The triggers impacted $800 million of floating-rate GOs and $112 million of sales tax floating-rate paper as well as swaps tied to those deals with a negative valuation of $230 million.

The city shed all of that risk over the last two weeks in deals that converted the paper to a fixed rate and by making swap termination payments.

At the time of the downgrade, the city had $600 million of outstanding debt in its short-term borrowing program with default events triggered under its banking agreements.

The city disclosed in recent filings that it retained $700 million of borrowing capacity based on bank support. That level was bolstered last month by agreements with JPMorgan Chase for a new $200 million line and Morgan Stanley on the expansion of an existing line to $300 million from $100 million.

Since the downgrade, the city has said it expected to draw from those lines to cover the $200 million for GO swap terminations.

The city disclosed in recent offering statements that it intended to draw from a new credit line at least $130 million to complete the conversion of the $800 million in floating-rate GO paper, because the city issued only $670 million of bonds based on available support from its existing property tax levy.

That could bring the outstanding level close to a $1 billion city cap imposed by city ordinance. The banks include BMO Harris Bank, Bank of America, Morgan Stanley, Barclays, and JPMorgan. All agreed to forbearances staving off a demand for repayment after the downgrades.

While further chipping away at its liquidity headache and easing some pressures on several of its ratings, the city likely will come in for some criticism for rolling short-term debt used to cover operating expenses like legal judgments into long-term debt.

The city has tapped its short-term borrowing program to cover a $62 million legal settlement tied a dispute over the Daley administration's approval of a parking new downtown garage in violation of the city and park district's lease of their downtown parking garages.

The short-term program also has been tapped to cover repayment of loans tied to the purchase of a former hospital site for Daley's failed bid for the 2016 Olympics. The city could also fold $180 million into the deal to cancel a 2005 leveraged lease transaction involving a light-rail line that serves Midway Airport. The latest Moody's default triggered a default on city's letter of credit reimbursement contract with PNC Bank.

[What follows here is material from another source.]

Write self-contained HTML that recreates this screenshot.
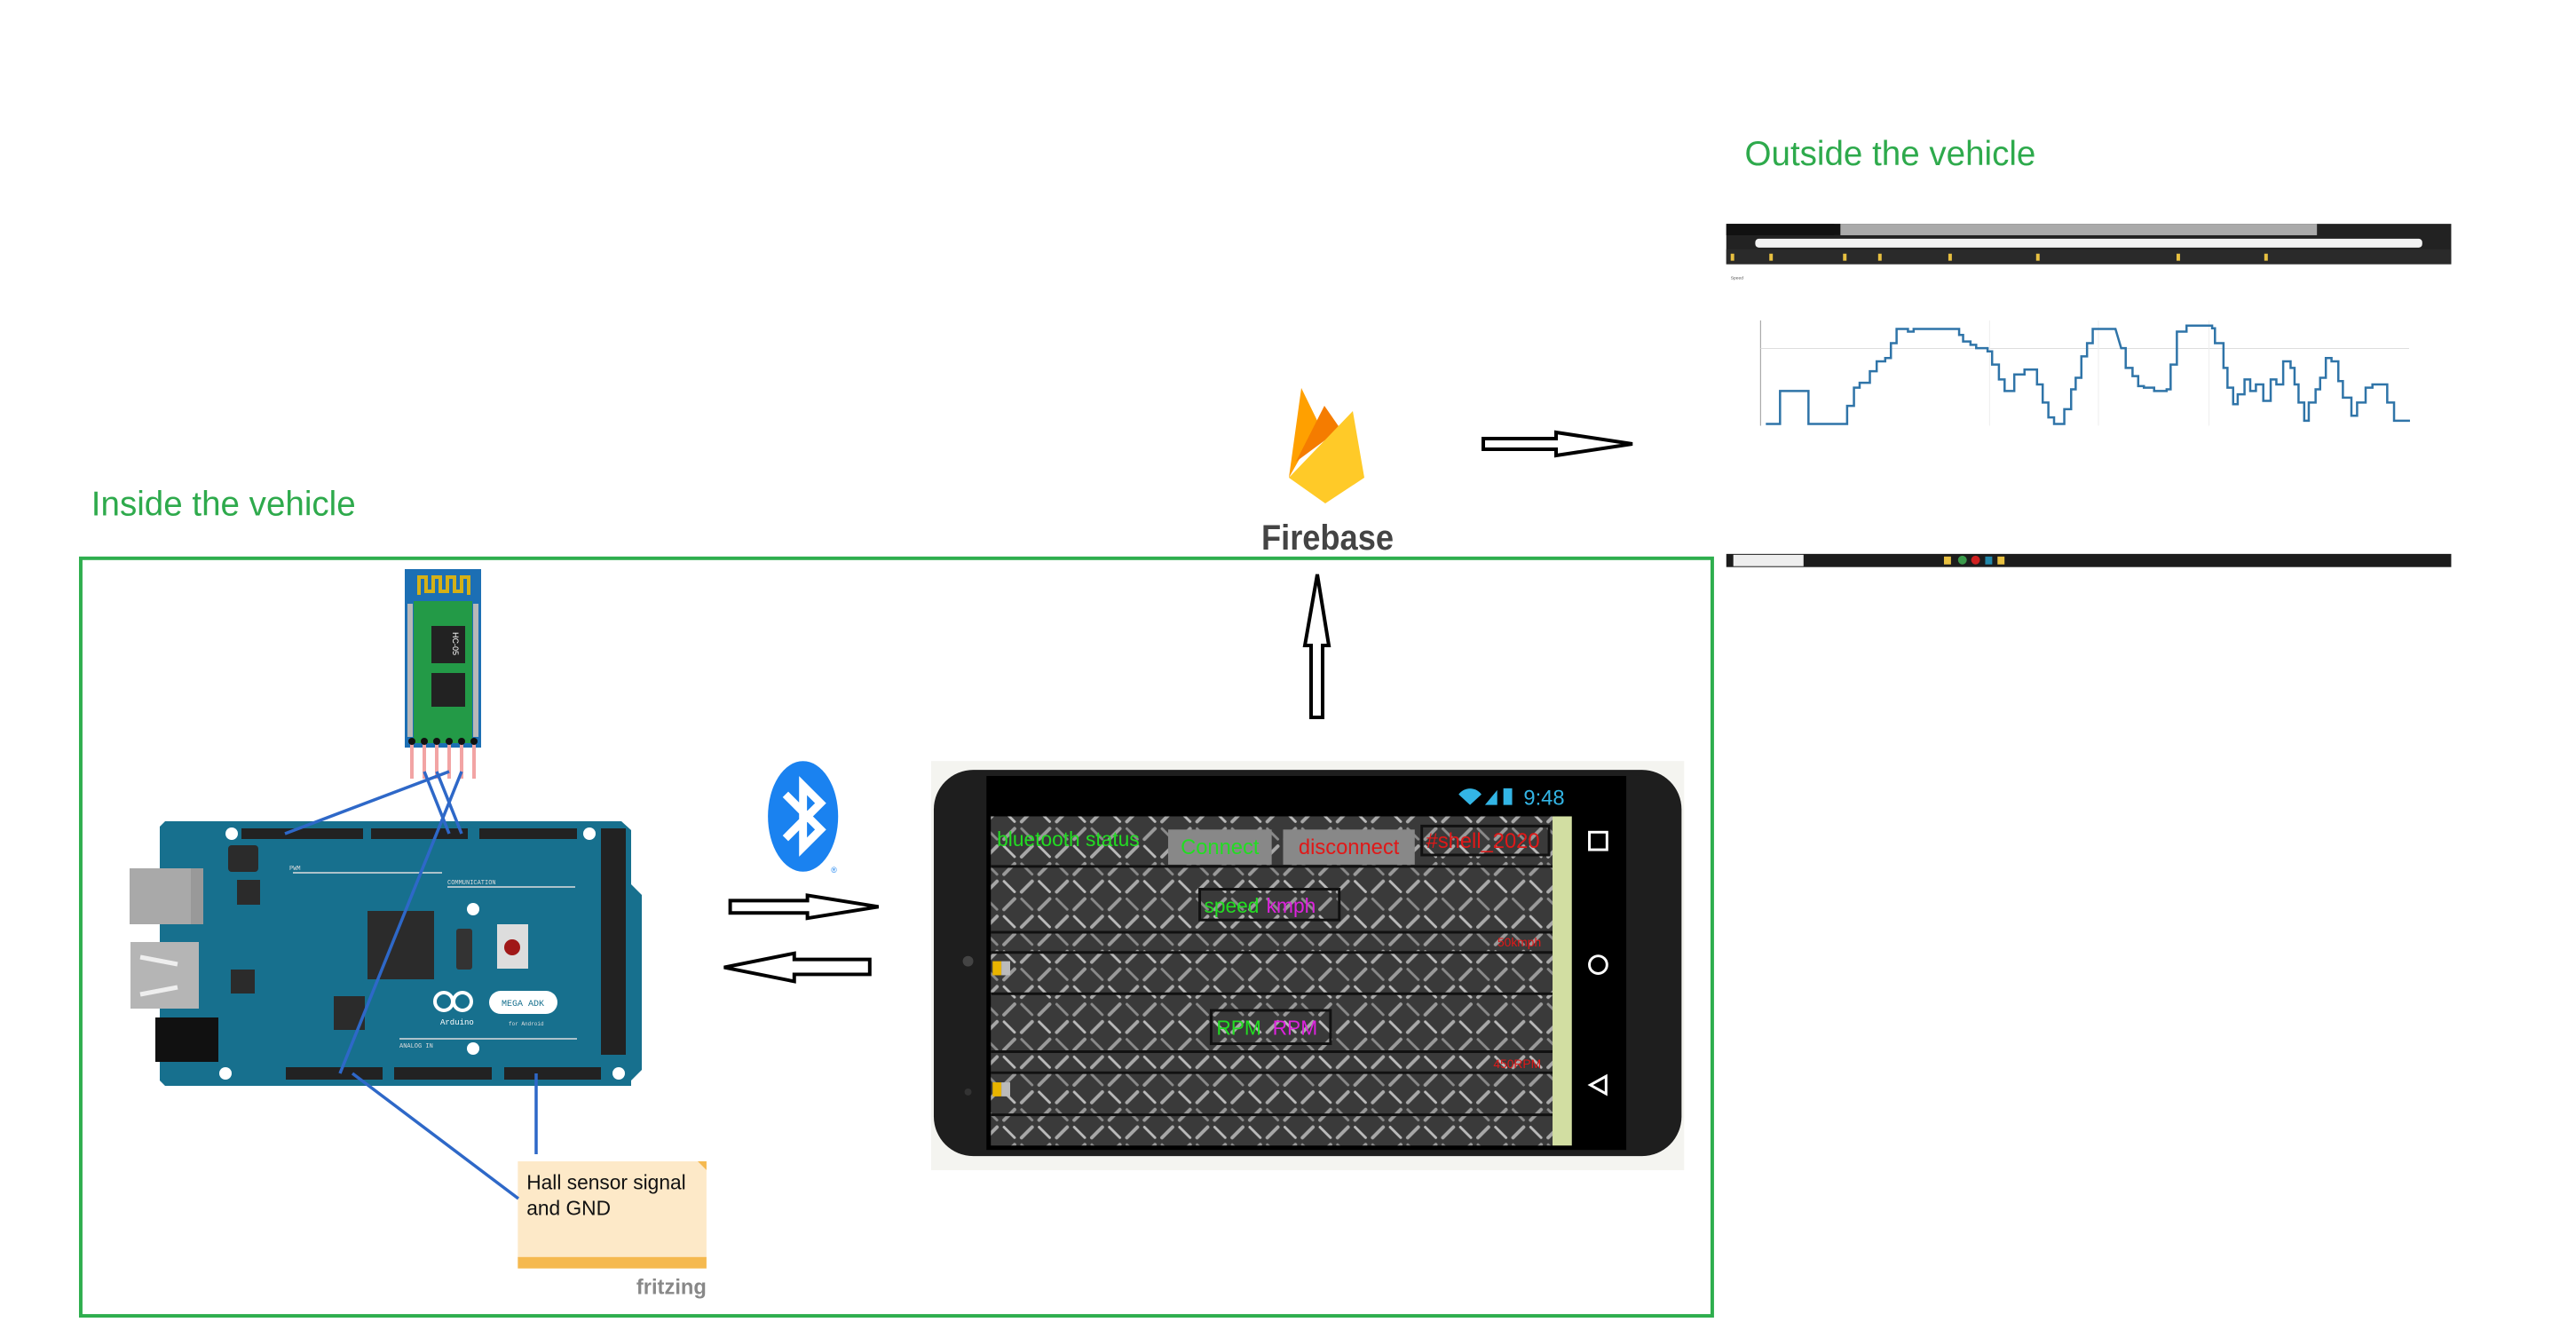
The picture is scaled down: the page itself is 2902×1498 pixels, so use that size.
<!DOCTYPE html>
<html><head><meta charset="utf-8"><style>html,body{margin:0;padding:0;background:#fff}svg{display:block}</style></head>
<body>
<svg width="2902" height="1498" viewBox="0 0 2902 1498" xmlns="http://www.w3.org/2000/svg" font-family="Liberation Sans, sans-serif">
<defs>
<pattern id="metal" width="40" height="40" patternUnits="userSpaceOnUse">
<rect width="40" height="40" fill="#3a3a3a"/>
<line x1="4" y1="16" x2="16" y2="4" stroke="#a8a8a8" stroke-width="4" stroke-linecap="round"/>
<line x1="24" y1="36" x2="36" y2="24" stroke="#9a9a9a" stroke-width="4" stroke-linecap="round"/>
<line x1="24" y1="4" x2="36" y2="16" stroke="#bbbbbb" stroke-width="3" stroke-linecap="round"/>
<line x1="4" y1="24" x2="16" y2="36" stroke="#8a8a8a" stroke-width="3" stroke-linecap="round"/>
</pattern>
</defs>
<rect width="2902" height="1498" fill="#fff"/>

<g transform="scale(0.9887)">
<text x="104" y="587" font-size="39" fill="#2eaa4c">Inside the vehicle</text>
<text x="1988" y="188" font-size="39" fill="#2eaa4c">Outside the vehicle</text>

<rect x="92" y="636" width="1859" height="863" fill="none" stroke="#2fae4e" stroke-width="4"/>

<rect x="590" y="1323" width="215" height="110" fill="#fde9c8"/>
<rect x="590" y="1432" width="215" height="13" fill="#f5b94f"/>
<polygon points="795,1323 805,1323 805,1333" fill="#f5b94f"/>
<text x="600" y="1355" font-size="23" fill="#111">Hall sensor signal</text>
<text x="600" y="1384" font-size="23" fill="#111">and GND</text>
<text x="805" y="1474" font-size="24" fill="#888" text-anchor="end" font-weight="bold">fritzing</text>

<ellipse cx="915" cy="930" rx="40" ry="63" fill="#1a82f0"/>
<path d="M895,905 L935,945 L915,965 V895 L935,915 L895,955" fill="none" stroke="#fff" stroke-width="9" stroke-linejoin="miter"/>
<text x="947" y="994" font-size="9" fill="#1a82f0">®</text>

<g fill="#fff" stroke="#000" stroke-width="4" stroke-linejoin="miter">
<polygon points="832,1026 920,1026 920,1020 1001,1033 920,1046 920,1040 832,1040"/>
<polygon points="991,1093 905,1093 905,1086 825,1102 905,1118 905,1110 991,1110"/>
</g>

<rect x="1061" y="867" width="858" height="466" fill="#f4f4f0"/>
<rect x="1064" y="877" width="852" height="440" rx="45" fill="#1e1e1e"/>
<rect x="1124" y="884" width="729" height="426" fill="#000"/>
<rect x="1129" y="930" width="640" height="375" fill="url(#metal)"/>
<g fill="none" stroke="#111" stroke-width="3">
<line x1="1129" y1="987" x2="1769" y2="987"/><line x1="1129" y1="1062" x2="1769" y2="1062"/>
<line x1="1129" y1="1085" x2="1769" y2="1085"/><line x1="1129" y1="1132" x2="1769" y2="1132"/>
<line x1="1129" y1="1198" x2="1769" y2="1198"/><line x1="1129" y1="1222" x2="1769" y2="1222"/><line x1="1129" y1="1270" x2="1769" y2="1270"/>
</g>
<rect x="1769" y="930" width="22" height="375" fill="#d2dea2"/>
<text x="1136" y="964" font-size="23" fill="#22dd22">bluetooth status</text>
<rect x="1331" y="945" width="118" height="40" fill="#888"/>
<text x="1390" y="973" font-size="24" fill="#22dd22" text-anchor="middle">Connect</text>
<rect x="1462" y="945" width="150" height="40" fill="#888"/>
<text x="1537" y="973" font-size="24" fill="#e01818" text-anchor="middle">disconnect</text>
<rect x="1620" y="941" width="145" height="33" fill="none" stroke="#111" stroke-width="3"/>
<text x="1625" y="966" font-size="24" fill="#e01818">#shell_2020</text>
<rect x="1367" y="1013" width="159" height="35" fill="none" stroke="#111" stroke-width="3"/>
<text x="1372" y="1040" font-size="23" fill="#22dd22">speed</text><text x="1443" y="1040" font-size="23" fill="#dd22dd">kmph</text>
<text x="1756" y="1078" font-size="14" fill="#e01818" text-anchor="end">50kmph</text>
<rect x="1380" y="1151" width="136" height="38" fill="none" stroke="#111" stroke-width="3"/>
<text x="1386" y="1179" font-size="23" fill="#22dd22">RPM</text><text x="1450" y="1179" font-size="23" fill="#dd22dd">RPM</text>
<text x="1756" y="1217" font-size="14" fill="#e01818" text-anchor="end">450RPM</text>
<rect x="1131" y="1095" width="10" height="16" fill="#e8b400"/><rect x="1141" y="1095" width="10" height="16" fill="#bbb"/>
<rect x="1131" y="1233" width="10" height="16" fill="#e8b400"/><rect x="1141" y="1233" width="10" height="16" fill="#bbb"/>
<text x="1736" y="917" font-size="24" fill="#33b5e5">9:48</text>
<path d="M1662,905 a16,16 0 0 1 26,0 l-13,12z" fill="#33b5e5"/>
<polygon points="1692,917 1706,917 1706,900" fill="#33b5e5"/>
<rect x="1713" y="898" width="10" height="19" fill="#33b5e5"/>
<rect x="1811" y="948" width="20" height="20" fill="none" stroke="#fff" stroke-width="3"/>
<circle cx="1821" cy="1099" r="10" fill="none" stroke="#fff" stroke-width="3"/>
<polygon points="1812,1236 1830,1226 1830,1246" fill="none" stroke="#fff" stroke-width="3"/>
<circle cx="1103" cy="1095" r="6" fill="#444"/><circle cx="1103" cy="1244" r="4" fill="#333"/>

<rect x="1967" y="255" width="826" height="46" fill="#222"/>
<rect x="2090" y="255" width="550" height="13" fill="#aaa"/>
<rect x="1967" y="255" width="130" height="13" fill="#111"/>
<rect x="2000" y="272" width="760" height="10" rx="4" fill="#f2f2f2"/>
<rect x="1967" y="284" width="826" height="17" fill="#2a2a2a"/>
<g fill="#e8c040"><rect x="1972" y="289" width="4" height="8"/><rect x="2016" y="289" width="4" height="8"/><rect x="2100" y="289" width="4" height="8"/><rect x="2140" y="289" width="4" height="8"/><rect x="2220" y="289" width="4" height="8"/><rect x="2320" y="289" width="4" height="8"/><rect x="2480" y="289" width="4" height="8"/><rect x="2580" y="289" width="4" height="8"/></g>
<text x="1972" y="318" font-size="5" fill="#555">Speed</text>
<line x1="2006" y1="365" x2="2006" y2="485" stroke="#999" stroke-width="1"/>
<line x1="2006" y1="397" x2="2745" y2="397" stroke="#ddd" stroke-width="1"/>
<line x1="2267" y1="365" x2="2267" y2="485" stroke="#eee" stroke-width="1"/>
<line x1="2391" y1="365" x2="2391" y2="485" stroke="#eee" stroke-width="1"/>
<line x1="2517" y1="365" x2="2517" y2="485" stroke="#eee" stroke-width="1"/>
<g transform="translate(1918.1,99.6) scale(0.6478,0.3759)">
<polyline fill="none" stroke="#2f74a8" stroke-width="2.5" vector-effect="non-scaling-stroke" points="145,1020 170,1020 170,920 220,920 220,1020 288,1020 288,965 300,965 300,910 310,910 310,895 328,895 328,860 340,860 340,830 355,830 355,820 365,820 365,775 375,775 375,732 395,732 395,740 405,740 405,732 485,732 485,750 492,750 492,770 505,770 505,780 515,780 515,790 535,790 535,800 543,800 543,840 555,840 555,885 565,885 565,920 582,920 582,870 600,870 600,855 622,855 622,900 632,900 632,955 642,955 642,1000 652,1000 652,1020 670,1020 670,975 682,975 682,915 690,915 690,880 700,880 700,815 710,815 710,775 720,775 720,732 760,732 770,790 778,790 778,850 790,850 790,875 800,875 800,905 810,905 810,910 828,910 828,920 850,920 850,915 857,915 857,840 868,840 868,740 885,740 885,722 930,722 930,730 935,730 935,775 950,775 950,850 957,850 957,910 967,910 967,960 975,960 975,930 987,930 987,885 997,885 997,920 1007,920 1007,900 1020,900 1020,950 1033,950 1033,885 1043,885 1043,900 1055,900 1055,830 1068,830 1068,850 1075,850 1075,900 1082,900 1082,955 1092,955 1092,1010 1100,1010 1100,955 1112,955 1112,915 1120,915 1120,880 1130,880 1130,820 1140,820 1140,830 1152,830 1152,890 1160,890 1160,940 1175,940 1175,995 1185,995 1185,955 1200,955 1200,910 1212,910 1212,900 1238,900 1238,955 1250,955 1250,1010 1278,1010"/>
</g>
<rect x="1967" y="631" width="826" height="15" fill="#1c1c1c"/>
<rect x="1975" y="632" width="80" height="13" fill="#eee"/>
<g><rect x="2215" y="634" width="8" height="9" fill="#e8c040"/><circle cx="2236" cy="638" r="5" fill="#3a9a4a"/><circle cx="2251" cy="638" r="5" fill="#d02020"/><rect x="2262" y="634" width="8" height="9" fill="#28a"/><rect x="2276" y="634" width="8" height="9" fill="#e8c040"/></g>
</g>

<!-- top arrows (absolute) -->
<g fill="#fff" stroke="#000" stroke-width="4" stroke-linejoin="miter">
<polygon points="1671,494 1753,494 1753,487 1839,500 1753,513 1753,506 1671,506"/>
<polygon points="1477,808 1477,727 1470,727 1484,647 1497,727 1490,727 1490,808"/>
</g>

<!-- Firebase -->
<polygon points="1452,538 1466,437 1486,478" fill="#ffa000"/>
<polygon points="1460,520 1492,457 1510,483" fill="#f57c00"/>
<polygon points="1452,538 1524,463 1537,538 1493,567" fill="#ffca28"/>
<text x="1421" y="619" font-size="40" fill="#444" textLength="149" lengthAdjust="spacingAndGlyphs" font-weight="bold">Firebase</text>

<!-- Arduino board -->
<polygon points="186,925 700,925 711,935 711,996 723,1008 723,1205 711,1217 711,1223 186,1223 180,1217 180,931" fill="#17708e"/>
<rect x="146" y="978" width="83" height="63" fill="#a9a9a9"/><rect x="215" y="978" width="14" height="63" fill="#999"/>
<rect x="147" y="1061" width="77" height="75" fill="#b5b5b5"/>
<path d="M158,1078 L200,1086 M158,1120 L200,1112" stroke="#eee" stroke-width="5"/>
<rect x="175" y="1146" width="71" height="50" fill="#111"/>
<rect x="414" y="1026" width="75" height="77" fill="#2b2b2b"/>
<rect x="267" y="991" width="26" height="28" fill="#2b2b2b"/>
<rect x="260" y="1092" width="27" height="27" fill="#2b2b2b"/>
<rect x="376" y="1122" width="35" height="38" fill="#2b2b2b"/>
<rect x="257" y="952" width="34" height="30" rx="4" fill="#2b2b2b"/>
<rect x="514" y="1046" width="18" height="46" rx="3" fill="#333"/>
<g fill="#222"><rect x="272" y="933" width="137" height="12"/><rect x="418" y="933" width="109" height="12"/><rect x="540" y="933" width="110" height="12"/>
<rect x="322" y="1202" width="109" height="14"/><rect x="444" y="1202" width="110" height="14"/><rect x="568" y="1202" width="109" height="14"/>
<rect x="677" y="933" width="28" height="255"/></g>
<g fill="#fff"><circle cx="261" cy="939" r="7"/><circle cx="664" cy="939" r="7"/><circle cx="533" cy="1024" r="7"/><circle cx="533" cy="1181" r="7"/><circle cx="254" cy="1209" r="7"/><circle cx="697" cy="1209" r="7"/></g>
<line x1="330" y1="983" x2="498" y2="983" stroke="#ddd" stroke-width="1.5"/>
<line x1="504" y1="999" x2="648" y2="999" stroke="#ddd" stroke-width="1.5"/>
<line x1="450" y1="1170" x2="650" y2="1170" stroke="#ddd" stroke-width="1.5"/>
<text x="326" y="980" font-size="7" fill="#ddd" font-family="Liberation Mono, monospace">PWM</text>
<text x="504" y="996" font-size="7" fill="#ddd" font-family="Liberation Mono, monospace">COMMUNICATION</text>
<text x="450" y="1180" font-size="7" fill="#ddd" font-family="Liberation Mono, monospace">ANALOG IN</text>
<rect x="560" y="1041" width="35" height="50" fill="#ddd"/><circle cx="577" cy="1067" r="9" fill="#a01818"/>
<g fill="none" stroke="#fff" stroke-width="4"><circle cx="500" cy="1128" r="10"/><circle cx="521" cy="1128" r="10"/></g>
<text x="496" y="1154" font-size="9" fill="#fff" font-family="Liberation Mono, monospace">Arduino</text>
<rect x="551" y="1116" width="77" height="26" rx="13" fill="#fff"/>
<text x="589" y="1133" font-size="10" fill="#17708e" text-anchor="middle" font-family="Liberation Mono, monospace">MEGA ADK</text>
<text x="573" y="1155" font-size="6" fill="#ddd" font-family="Liberation Mono, monospace">for Android</text>

<!-- HC-05 -->
<rect x="456" y="641" width="86" height="201" fill="#1c6fb4"/>
<rect x="466" y="677" width="66" height="160" fill="#239a47"/>
<path d="M472,670 V650 H480 V666 H488 V650 H496 V666 H504 V650 H512 V666 H520 V650 H528 V670" fill="none" stroke="#d4b017" stroke-width="4"/>
<rect x="486" y="705" width="38" height="42" fill="#222"/>
<text x="510" y="712" font-size="9" fill="#fff" transform="rotate(90 510 712)">HC-05</text>
<rect x="486" y="758" width="38" height="38" fill="#222"/>
<g fill="#b8b8b8"><rect x="459" y="680" width="6" height="150"/><rect x="533" y="680" width="6" height="150"/></g>
<g stroke="#f2a4a4" stroke-width="4"><line x1="464" y1="835" x2="464" y2="877"/><line x1="478" y1="835" x2="478" y2="877"/><line x1="492" y1="835" x2="492" y2="877"/><line x1="506" y1="835" x2="506" y2="877"/><line x1="520" y1="835" x2="520" y2="877"/><line x1="534" y1="835" x2="534" y2="877"/></g>
<g fill="#111"><circle cx="464" cy="835" r="4"/><circle cx="478" cy="835" r="4"/><circle cx="492" cy="835" r="4"/><circle cx="506" cy="835" r="4"/><circle cx="520" cy="835" r="4"/><circle cx="534" cy="835" r="4"/></g>

<g stroke="#2e68c8" stroke-width="3.5" fill="none">
<line x1="506" y1="869" x2="321" y2="939"/>
<line x1="478" y1="869" x2="506" y2="939"/>
<line x1="492" y1="869" x2="520" y2="939"/>
<line x1="520" y1="869" x2="383" y2="1209"/>
<line x1="397" y1="1209" x2="584" y2="1350"/>
<line x1="604" y1="1209" x2="604" y2="1300"/>
</g>
</svg>
</body></html>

Prior to Moody's latest downgrade, Emanuel had said the city would reduce the amount of operating expenses rolled over into long-term debt and phase out over the next four years scoop-and-toss restructurings of debt principal.

If the city completes the latest conversion as anticipated, its remaining liquidity risks would be tied to swaps and bank credit agreements on water and sewer debt.

The city has paid steep yields to borrow with spreads on its GO remarketing last month ranging from 264 basis points to 293 to Municipal Market Data's top-rated benchmark.

The city's GOs carry an A-minus rating from Standard & Poor's; the agency lowered the rating two levels and put the rating on CreditWatch with negative implications due to the liquidity strains created by the Moody's downgrade.

Fitch Ratings lowered its rating one notch to BBB-plus from A-minus, and placed the credit on negative watch due to the same liquidity problem.

Kroll Bond Rating Agency affirmed Chicago at A-minus with a stable outlook.